### Work to be completed
Produce an exact copy of the lines below that run from the line containing "Give me the TikZ source for this diagram." to the line containing "(1,8) rectangle (1118,562);", inclusive; any picture is omitted.

### Source code of charts
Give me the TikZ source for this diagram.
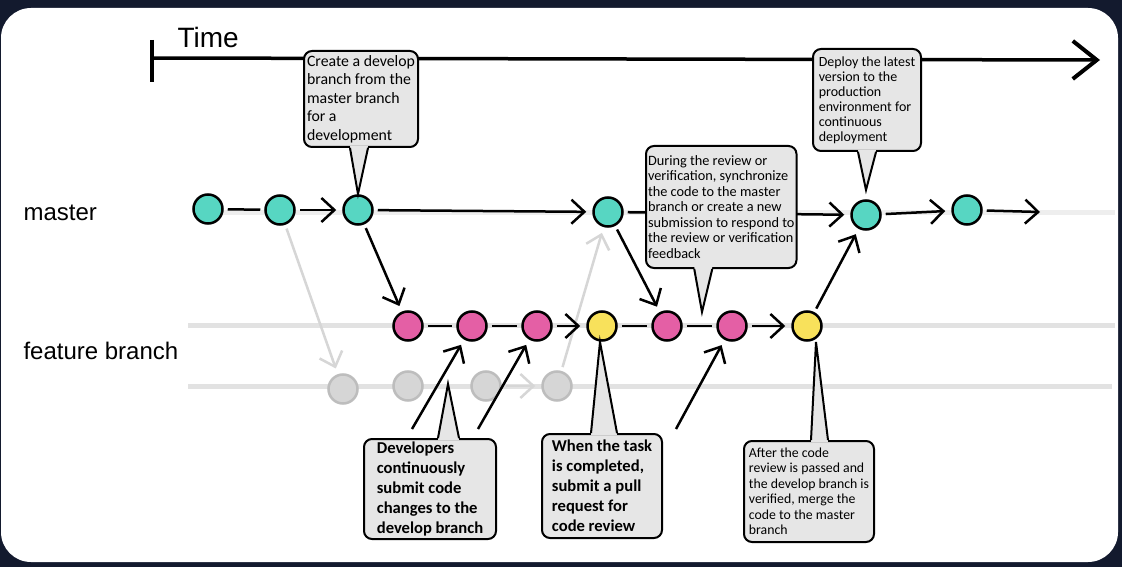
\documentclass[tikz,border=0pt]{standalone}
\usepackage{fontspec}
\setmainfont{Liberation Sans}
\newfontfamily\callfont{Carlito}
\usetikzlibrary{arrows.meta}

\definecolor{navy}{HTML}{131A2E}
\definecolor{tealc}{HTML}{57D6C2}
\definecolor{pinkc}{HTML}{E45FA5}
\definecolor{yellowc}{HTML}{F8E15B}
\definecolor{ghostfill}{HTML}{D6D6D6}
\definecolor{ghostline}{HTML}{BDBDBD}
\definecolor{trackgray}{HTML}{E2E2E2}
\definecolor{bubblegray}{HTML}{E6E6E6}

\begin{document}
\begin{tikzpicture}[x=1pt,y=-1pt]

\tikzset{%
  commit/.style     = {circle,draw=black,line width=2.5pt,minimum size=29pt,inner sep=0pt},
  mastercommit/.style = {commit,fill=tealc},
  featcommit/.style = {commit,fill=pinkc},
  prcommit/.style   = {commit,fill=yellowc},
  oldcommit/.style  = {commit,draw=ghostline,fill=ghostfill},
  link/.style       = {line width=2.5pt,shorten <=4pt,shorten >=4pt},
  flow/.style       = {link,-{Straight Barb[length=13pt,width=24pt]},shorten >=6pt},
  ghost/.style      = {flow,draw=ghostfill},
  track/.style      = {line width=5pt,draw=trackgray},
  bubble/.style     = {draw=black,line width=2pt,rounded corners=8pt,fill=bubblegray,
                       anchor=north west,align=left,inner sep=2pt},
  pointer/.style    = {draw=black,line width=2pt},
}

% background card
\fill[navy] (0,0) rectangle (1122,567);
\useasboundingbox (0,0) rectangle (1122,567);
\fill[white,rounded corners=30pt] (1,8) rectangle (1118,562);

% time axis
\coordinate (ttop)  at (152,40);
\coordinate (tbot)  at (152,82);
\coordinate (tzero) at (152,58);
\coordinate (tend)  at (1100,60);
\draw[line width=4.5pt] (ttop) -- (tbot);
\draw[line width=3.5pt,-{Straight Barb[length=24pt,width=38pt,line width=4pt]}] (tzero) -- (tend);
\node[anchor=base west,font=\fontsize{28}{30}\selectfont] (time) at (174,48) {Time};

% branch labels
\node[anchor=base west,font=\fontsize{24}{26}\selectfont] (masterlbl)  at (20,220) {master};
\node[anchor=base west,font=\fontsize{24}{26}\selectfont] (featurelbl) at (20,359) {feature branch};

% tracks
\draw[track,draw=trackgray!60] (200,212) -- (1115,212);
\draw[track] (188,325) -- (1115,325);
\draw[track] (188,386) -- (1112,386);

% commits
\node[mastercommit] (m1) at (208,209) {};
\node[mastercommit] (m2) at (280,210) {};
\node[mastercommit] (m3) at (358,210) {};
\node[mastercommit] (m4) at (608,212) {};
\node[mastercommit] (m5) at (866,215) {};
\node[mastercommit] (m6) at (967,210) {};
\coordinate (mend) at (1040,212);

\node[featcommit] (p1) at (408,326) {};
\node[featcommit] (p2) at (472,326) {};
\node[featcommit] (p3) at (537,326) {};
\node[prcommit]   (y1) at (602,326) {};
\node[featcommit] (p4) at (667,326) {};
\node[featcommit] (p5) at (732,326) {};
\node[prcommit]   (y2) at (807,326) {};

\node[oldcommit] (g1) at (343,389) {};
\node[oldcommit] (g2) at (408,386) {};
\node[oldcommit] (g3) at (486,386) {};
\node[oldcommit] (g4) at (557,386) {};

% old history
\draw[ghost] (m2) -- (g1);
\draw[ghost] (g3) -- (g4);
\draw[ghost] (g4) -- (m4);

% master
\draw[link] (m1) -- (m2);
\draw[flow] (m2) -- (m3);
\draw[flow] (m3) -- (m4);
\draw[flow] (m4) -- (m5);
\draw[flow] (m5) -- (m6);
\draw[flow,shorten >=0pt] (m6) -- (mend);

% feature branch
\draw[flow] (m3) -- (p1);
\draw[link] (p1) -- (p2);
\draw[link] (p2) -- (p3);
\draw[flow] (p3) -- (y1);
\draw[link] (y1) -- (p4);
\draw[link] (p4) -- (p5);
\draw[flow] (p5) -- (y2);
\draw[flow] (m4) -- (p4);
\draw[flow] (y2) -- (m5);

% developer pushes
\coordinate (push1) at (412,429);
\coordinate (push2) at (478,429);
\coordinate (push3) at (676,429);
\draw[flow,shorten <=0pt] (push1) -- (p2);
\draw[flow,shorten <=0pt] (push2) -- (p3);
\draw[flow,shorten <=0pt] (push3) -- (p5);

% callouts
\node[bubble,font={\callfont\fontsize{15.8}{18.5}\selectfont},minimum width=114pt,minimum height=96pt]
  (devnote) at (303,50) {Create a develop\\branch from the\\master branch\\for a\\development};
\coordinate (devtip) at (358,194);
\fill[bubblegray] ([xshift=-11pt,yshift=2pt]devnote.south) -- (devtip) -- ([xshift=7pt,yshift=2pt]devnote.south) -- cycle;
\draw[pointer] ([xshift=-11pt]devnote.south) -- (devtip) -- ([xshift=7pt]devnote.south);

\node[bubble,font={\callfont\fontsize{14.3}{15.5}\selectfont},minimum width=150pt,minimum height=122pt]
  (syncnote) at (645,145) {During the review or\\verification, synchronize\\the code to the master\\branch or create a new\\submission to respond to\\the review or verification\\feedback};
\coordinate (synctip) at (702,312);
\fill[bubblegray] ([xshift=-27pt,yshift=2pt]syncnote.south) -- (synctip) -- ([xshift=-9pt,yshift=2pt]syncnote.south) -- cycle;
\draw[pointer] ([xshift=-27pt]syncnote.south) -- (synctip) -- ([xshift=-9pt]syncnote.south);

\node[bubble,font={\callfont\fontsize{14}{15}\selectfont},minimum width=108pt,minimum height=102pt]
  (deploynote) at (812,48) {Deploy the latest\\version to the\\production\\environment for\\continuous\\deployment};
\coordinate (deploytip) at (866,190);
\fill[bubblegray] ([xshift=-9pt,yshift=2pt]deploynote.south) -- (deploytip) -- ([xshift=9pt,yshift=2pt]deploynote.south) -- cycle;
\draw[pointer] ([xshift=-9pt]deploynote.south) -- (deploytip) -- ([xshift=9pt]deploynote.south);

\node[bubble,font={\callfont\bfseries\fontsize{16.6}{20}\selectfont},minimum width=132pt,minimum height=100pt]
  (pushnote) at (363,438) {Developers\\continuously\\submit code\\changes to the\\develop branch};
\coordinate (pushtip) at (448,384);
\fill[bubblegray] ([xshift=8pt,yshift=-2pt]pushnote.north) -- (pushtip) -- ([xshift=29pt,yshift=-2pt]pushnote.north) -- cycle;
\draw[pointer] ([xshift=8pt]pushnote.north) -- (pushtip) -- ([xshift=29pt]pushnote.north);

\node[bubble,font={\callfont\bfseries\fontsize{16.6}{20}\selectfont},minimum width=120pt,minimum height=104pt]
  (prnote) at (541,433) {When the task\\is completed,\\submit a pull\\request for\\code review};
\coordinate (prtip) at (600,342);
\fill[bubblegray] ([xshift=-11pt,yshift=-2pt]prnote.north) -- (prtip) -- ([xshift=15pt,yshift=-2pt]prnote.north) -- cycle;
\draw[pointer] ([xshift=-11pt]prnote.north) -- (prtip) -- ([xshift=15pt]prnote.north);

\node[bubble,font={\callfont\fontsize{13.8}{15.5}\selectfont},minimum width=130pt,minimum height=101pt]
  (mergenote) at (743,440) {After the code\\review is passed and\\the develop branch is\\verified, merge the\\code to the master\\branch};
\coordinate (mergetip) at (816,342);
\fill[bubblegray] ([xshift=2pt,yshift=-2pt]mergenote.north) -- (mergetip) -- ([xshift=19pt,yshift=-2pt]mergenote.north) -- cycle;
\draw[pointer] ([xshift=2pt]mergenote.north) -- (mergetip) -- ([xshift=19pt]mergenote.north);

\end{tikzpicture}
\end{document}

==

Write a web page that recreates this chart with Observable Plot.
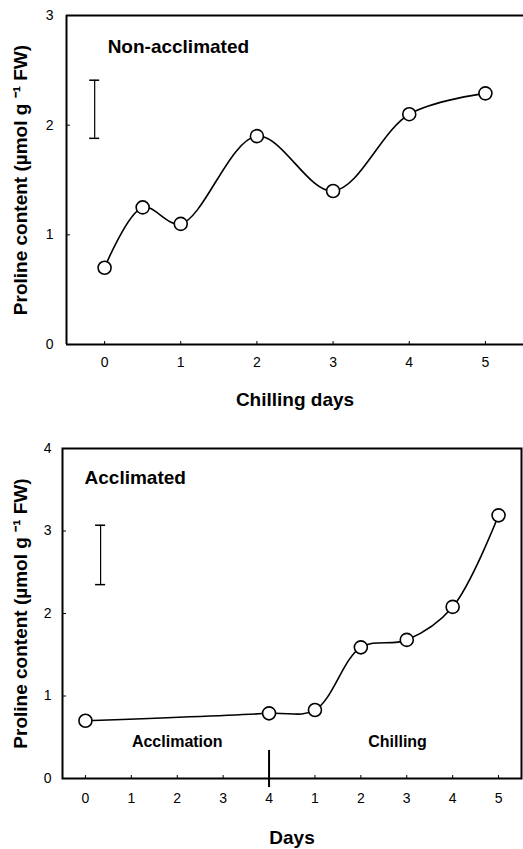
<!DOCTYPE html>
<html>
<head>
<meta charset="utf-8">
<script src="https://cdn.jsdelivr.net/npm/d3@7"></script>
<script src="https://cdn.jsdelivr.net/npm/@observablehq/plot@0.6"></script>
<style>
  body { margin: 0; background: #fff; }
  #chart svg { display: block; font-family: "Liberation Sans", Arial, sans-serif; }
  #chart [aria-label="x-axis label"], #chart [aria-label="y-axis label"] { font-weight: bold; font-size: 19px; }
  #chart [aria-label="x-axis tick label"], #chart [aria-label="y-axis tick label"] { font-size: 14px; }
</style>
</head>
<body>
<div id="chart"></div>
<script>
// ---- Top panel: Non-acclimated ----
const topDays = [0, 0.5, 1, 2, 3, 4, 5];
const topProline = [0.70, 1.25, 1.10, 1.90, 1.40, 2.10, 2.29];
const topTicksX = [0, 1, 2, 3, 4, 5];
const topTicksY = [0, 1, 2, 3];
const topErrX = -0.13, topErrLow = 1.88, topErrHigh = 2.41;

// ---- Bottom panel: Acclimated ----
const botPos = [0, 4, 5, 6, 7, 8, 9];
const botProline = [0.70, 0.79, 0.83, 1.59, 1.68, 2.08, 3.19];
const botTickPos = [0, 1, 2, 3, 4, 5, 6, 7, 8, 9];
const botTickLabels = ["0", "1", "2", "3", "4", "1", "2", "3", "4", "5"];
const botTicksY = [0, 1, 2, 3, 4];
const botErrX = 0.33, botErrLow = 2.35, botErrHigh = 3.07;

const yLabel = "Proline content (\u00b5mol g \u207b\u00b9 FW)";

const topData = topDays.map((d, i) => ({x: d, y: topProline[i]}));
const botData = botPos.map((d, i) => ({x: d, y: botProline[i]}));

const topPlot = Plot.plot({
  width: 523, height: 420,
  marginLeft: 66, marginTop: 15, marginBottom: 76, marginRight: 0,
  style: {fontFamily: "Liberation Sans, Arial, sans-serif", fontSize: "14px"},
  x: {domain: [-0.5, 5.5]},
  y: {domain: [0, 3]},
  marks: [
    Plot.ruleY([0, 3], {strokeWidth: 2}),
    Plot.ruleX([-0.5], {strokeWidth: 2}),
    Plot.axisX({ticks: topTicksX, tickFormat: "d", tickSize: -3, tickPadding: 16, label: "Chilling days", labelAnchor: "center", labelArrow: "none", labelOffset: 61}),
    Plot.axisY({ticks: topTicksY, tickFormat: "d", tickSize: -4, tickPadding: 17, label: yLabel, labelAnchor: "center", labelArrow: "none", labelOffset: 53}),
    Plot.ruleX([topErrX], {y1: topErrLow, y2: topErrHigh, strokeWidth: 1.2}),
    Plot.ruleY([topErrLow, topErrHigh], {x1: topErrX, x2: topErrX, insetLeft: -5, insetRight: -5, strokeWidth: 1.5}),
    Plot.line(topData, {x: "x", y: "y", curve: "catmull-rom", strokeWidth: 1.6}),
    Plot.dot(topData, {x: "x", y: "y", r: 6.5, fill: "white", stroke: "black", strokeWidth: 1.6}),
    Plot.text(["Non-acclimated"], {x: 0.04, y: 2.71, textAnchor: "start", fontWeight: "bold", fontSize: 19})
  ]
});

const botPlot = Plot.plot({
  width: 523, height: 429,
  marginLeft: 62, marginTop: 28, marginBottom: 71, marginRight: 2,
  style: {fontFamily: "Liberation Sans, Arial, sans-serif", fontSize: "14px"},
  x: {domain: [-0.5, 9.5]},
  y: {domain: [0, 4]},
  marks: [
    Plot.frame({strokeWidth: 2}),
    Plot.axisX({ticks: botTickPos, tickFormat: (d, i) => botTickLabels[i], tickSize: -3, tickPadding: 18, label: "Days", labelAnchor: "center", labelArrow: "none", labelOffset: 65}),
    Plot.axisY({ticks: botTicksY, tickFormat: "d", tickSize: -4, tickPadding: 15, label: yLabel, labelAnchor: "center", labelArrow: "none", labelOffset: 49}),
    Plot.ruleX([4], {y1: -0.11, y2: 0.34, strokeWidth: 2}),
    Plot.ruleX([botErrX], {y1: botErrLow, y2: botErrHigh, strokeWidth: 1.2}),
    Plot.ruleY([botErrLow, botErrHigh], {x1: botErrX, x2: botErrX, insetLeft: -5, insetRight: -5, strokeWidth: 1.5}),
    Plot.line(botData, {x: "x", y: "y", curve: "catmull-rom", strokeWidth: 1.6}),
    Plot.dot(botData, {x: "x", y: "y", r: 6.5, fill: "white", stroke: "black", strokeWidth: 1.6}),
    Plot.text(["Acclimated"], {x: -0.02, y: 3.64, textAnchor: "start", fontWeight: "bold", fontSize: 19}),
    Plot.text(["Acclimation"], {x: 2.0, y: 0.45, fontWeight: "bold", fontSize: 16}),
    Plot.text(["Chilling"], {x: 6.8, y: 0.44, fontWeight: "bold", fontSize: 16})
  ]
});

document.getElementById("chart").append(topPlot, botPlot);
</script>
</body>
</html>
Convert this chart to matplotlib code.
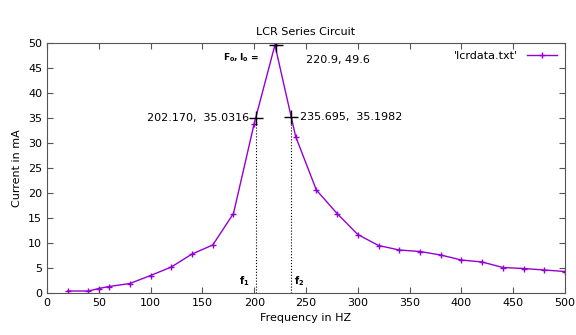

### Exercise answer
Give me the TikZ source for this diagram.
\documentclass[tikz,border=0pt]{standalone}
\usepackage{fontspec}
\setmainfont{Liberation Sans}
\newfontfamily\callfont{Carlito}
\usetikzlibrary{arrows.meta}

\definecolor{navy}{HTML}{131A2E}
\definecolor{tealc}{HTML}{57D6C2}
\definecolor{pinkc}{HTML}{E45FA5}
\definecolor{yellowc}{HTML}{F8E15B}
\definecolor{ghostfill}{HTML}{D6D6D6}
\definecolor{ghostline}{HTML}{BDBDBD}
\definecolor{trackgray}{HTML}{E2E2E2}
\definecolor{bubblegray}{HTML}{E6E6E6}

\begin{document}
\begin{tikzpicture}[x=1pt,y=-1pt]

\tikzset{%
  commit/.style     = {circle,draw=black,line width=2.5pt,minimum size=29pt,inner sep=0pt},
  mastercommit/.style = {commit,fill=tealc},
  featcommit/.style = {commit,fill=pinkc},
  prcommit/.style   = {commit,fill=yellowc},
  oldcommit/.style  = {commit,draw=ghostline,fill=ghostfill},
  link/.style       = {line width=2.5pt,shorten <=4pt,shorten >=4pt},
  flow/.style       = {link,-{Straight Barb[length=13pt,width=24pt]},shorten >=6pt},
  ghost/.style      = {flow,draw=ghostfill},
  track/.style      = {line width=5pt,draw=trackgray},
  bubble/.style     = {draw=black,line width=2pt,rounded corners=8pt,fill=bubblegray,
                       anchor=north west,align=left,inner sep=2pt},
  pointer/.style    = {draw=black,line width=2pt},
}

% background card
\fill[navy] (0,0) rectangle (1122,567);
\useasboundingbox (0,0) rectangle (1122,567);
\fill[white,rounded corners=30pt] (1,8) rectangle (1118,562);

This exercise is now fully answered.